Shifting demographics

Washburn said he has seen many changes in his 20 years in Valley Center. Among the more notable is a shift in demographics, with fewer families moving to Valley Center, resulting in school enrollment drops in the past five years, he said.

"The face of Valley Center definitely has changed over the last 20 years," he said. "When my wife and I first moved here, there were no traffic lights."

The town also used to have a spirit of volunteerism and cooperation that doesn't seem as strong today, he said.
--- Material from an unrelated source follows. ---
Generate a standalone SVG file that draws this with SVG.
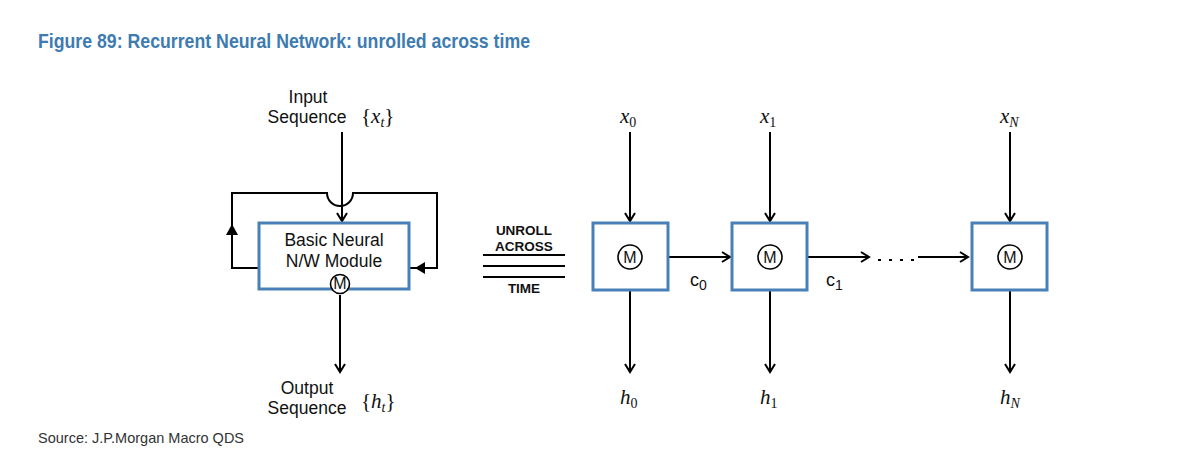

Washburn recalled a time when he had a flat tire and a stranger immediately picked him up, drove him to his house even though it was out of the way, and insisted on waiting to make sure he had a ride.

Moving from Los Angeles, Washburn said, he was surprised to find clerks in town didn't ask for his identification when writing a personal check because his Valley Center address was all they needed to see. Bags of fruit would routinely be left on his front door by anonymous neighbors who had more than they could use and wanted to share.

"Almost everyone would admit that we're losing some of that," he said. "More and more, we're getting people who don't venture out to the larger community."

Yet Valley Center still feels in many ways like a small town, where people run into friends at the post office or hang out to chat at the Country Junction Deli, he said.

"I'm pleasantly surprised at how friendly and helpful people in Valley Center are, to this day," Washburn said. "People wave to each other. They don't even know who you are."

That's the kind of thing Washburn and other residents said last week they hope never changes.